Description of the task :: Set down the data below from its first line to the line holding "font=dict(family=FONT, size=s, color=TXT)))", inclusive; omit all pictures.

Data excerpt ::
● ● ● ●

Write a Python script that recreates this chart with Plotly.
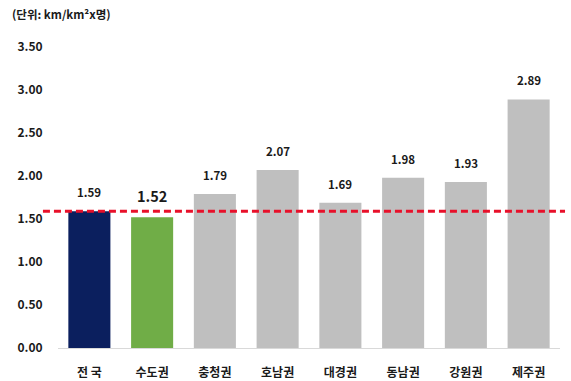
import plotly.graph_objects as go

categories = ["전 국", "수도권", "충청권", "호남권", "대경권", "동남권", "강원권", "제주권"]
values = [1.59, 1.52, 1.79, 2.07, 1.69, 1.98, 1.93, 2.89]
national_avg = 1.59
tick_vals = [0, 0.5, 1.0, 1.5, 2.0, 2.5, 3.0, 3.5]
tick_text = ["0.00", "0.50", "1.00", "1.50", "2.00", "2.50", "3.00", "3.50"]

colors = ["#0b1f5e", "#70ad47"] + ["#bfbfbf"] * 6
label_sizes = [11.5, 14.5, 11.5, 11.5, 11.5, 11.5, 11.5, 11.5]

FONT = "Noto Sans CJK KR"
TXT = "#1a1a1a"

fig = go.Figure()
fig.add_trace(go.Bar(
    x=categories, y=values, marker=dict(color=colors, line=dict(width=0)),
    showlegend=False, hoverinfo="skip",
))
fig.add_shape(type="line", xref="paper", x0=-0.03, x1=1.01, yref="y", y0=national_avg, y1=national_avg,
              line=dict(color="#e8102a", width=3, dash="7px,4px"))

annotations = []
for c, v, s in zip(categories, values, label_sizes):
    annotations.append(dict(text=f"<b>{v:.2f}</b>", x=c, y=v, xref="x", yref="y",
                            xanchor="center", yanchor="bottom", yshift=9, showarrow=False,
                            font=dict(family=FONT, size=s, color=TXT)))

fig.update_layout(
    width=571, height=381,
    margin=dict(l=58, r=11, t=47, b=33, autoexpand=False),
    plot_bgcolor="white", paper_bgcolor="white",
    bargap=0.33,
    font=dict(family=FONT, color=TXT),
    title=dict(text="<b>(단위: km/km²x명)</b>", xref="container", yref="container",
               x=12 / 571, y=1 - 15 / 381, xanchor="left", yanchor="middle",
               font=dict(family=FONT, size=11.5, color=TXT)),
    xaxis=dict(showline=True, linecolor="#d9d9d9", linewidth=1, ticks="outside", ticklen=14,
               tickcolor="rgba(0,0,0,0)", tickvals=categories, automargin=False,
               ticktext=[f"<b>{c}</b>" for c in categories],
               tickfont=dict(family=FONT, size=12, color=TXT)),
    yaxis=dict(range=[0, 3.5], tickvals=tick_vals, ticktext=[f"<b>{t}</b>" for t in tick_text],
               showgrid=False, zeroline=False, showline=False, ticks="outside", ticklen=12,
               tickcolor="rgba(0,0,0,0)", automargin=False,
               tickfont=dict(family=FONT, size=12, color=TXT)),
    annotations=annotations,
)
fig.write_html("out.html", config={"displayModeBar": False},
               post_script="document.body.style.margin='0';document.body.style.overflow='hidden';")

● ● ● ●

Task solution ::
Write a Python script that recreates this chart with Plotly.
import plotly.graph_objects as go

categories = ["전 국", "수도권", "충청권", "호남권", "대경권", "동남권", "강원권", "제주권"]
values = [1.59, 1.52, 1.79, 2.07, 1.69, 1.98, 1.93, 2.89]
national_avg = 1.59
tick_vals = [0, 0.5, 1.0, 1.5, 2.0, 2.5, 3.0, 3.5]
tick_text = ["0.00", "0.50", "1.00", "1.50", "2.00", "2.50", "3.00", "3.50"]

colors = ["#0b1f5e", "#70ad47"] + ["#bfbfbf"] * 6
label_sizes = [11.5, 14.5, 11.5, 11.5, 11.5, 11.5, 11.5, 11.5]

FONT = "Noto Sans CJK KR"
TXT = "#1a1a1a"

fig = go.Figure()
fig.add_trace(go.Bar(
    x=categories, y=values, marker=dict(color=colors, line=dict(width=0)),
    showlegend=False, hoverinfo="skip",
))
fig.add_shape(type="line", xref="paper", x0=-0.03, x1=1.01, yref="y", y0=national_avg, y1=national_avg,
              line=dict(color="#e8102a", width=3, dash="7px,4px"))

annotations = []
for c, v, s in zip(categories, values, label_sizes):
    annotations.append(dict(text=f"<b>{v:.2f}</b>", x=c, y=v, xref="x", yref="y",
                            xanchor="center", yanchor="bottom", yshift=9, showarrow=False,
                            font=dict(family=FONT, size=s, color=TXT)))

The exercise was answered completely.